Have to say – eagerly awaiting the 2014 update review with all the changes happening in the market. Was pretty set on Stages but now w/ Vector S I’m back on the fence. Appreciate your 2 cents if you follow my logic.
* Age group triathlete – want to train/race by Power instead of HR/RPE.
* Easily transferable between road and tri bike (not daily, but easily enough)
* May rent or upgrade wheelset for races so concerned a powertap is not easy to move around.
* Definitely <$1000 as hard to justify the spend
* No concerns w/ 1leg power … but the Garmin S offers nice upgrade potential down the line
So was going to go Stages + a new crankset on 1 bike to make them match… but now Vector S seems FAR simpler to just swap as needed from the pedals.

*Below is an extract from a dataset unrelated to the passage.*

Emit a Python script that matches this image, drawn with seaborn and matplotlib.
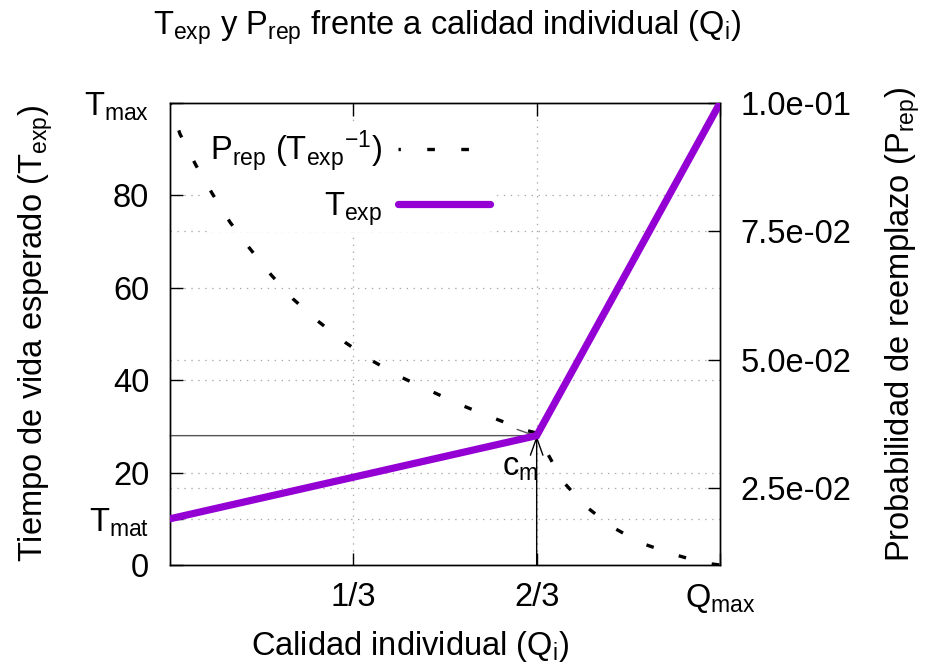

Is it THAT simple … or anything else I should consider?
My current plan calls for it to be out next Thursday.
I’d agree with your logic and thought process though. And yup, it’s largely that simple. The one minor difference is ensuring you have a torque wrench to tighten things down on the Vector side, whereas Stages is a bit more flexible there.
Awesome Ray – thanks for the quick response and awesome write ups!
Great overview Ray. I’m anxious for the updated report since Garmin has a rebate on their Vector pedals through the end of the month. So many options these days, so your thorough reviews are so helpful!
Ohh yea – final point … looking to buy now in the fall… so hypothetical things coming in Spring/Summer are too far out for me.
is there a 2014 edition for power meter? i have sram red and would love to get a stages, but their email confirmed not anytime soon. 🙁
SRM does offer a unit with user changeable battery on an FSA K-Force Light 386Evo crankset.
Also, with a battery life in the order of 3000-4000 hours it’s not much of an issue.
Only real issue I see with the SRM units is the price.
No, the rechargeable units haven’t hit market yet. They’ve basically had to start over again.
hi just wamt to ask about rotor power. you said the disasvantage is” limited compatibility with cranksets” whats the meaning of that? in thir manual they said thay almost all bb shells can acomodatw their power meter. thanks
You must have ROTOR cranks. No relation to the bottom bracket.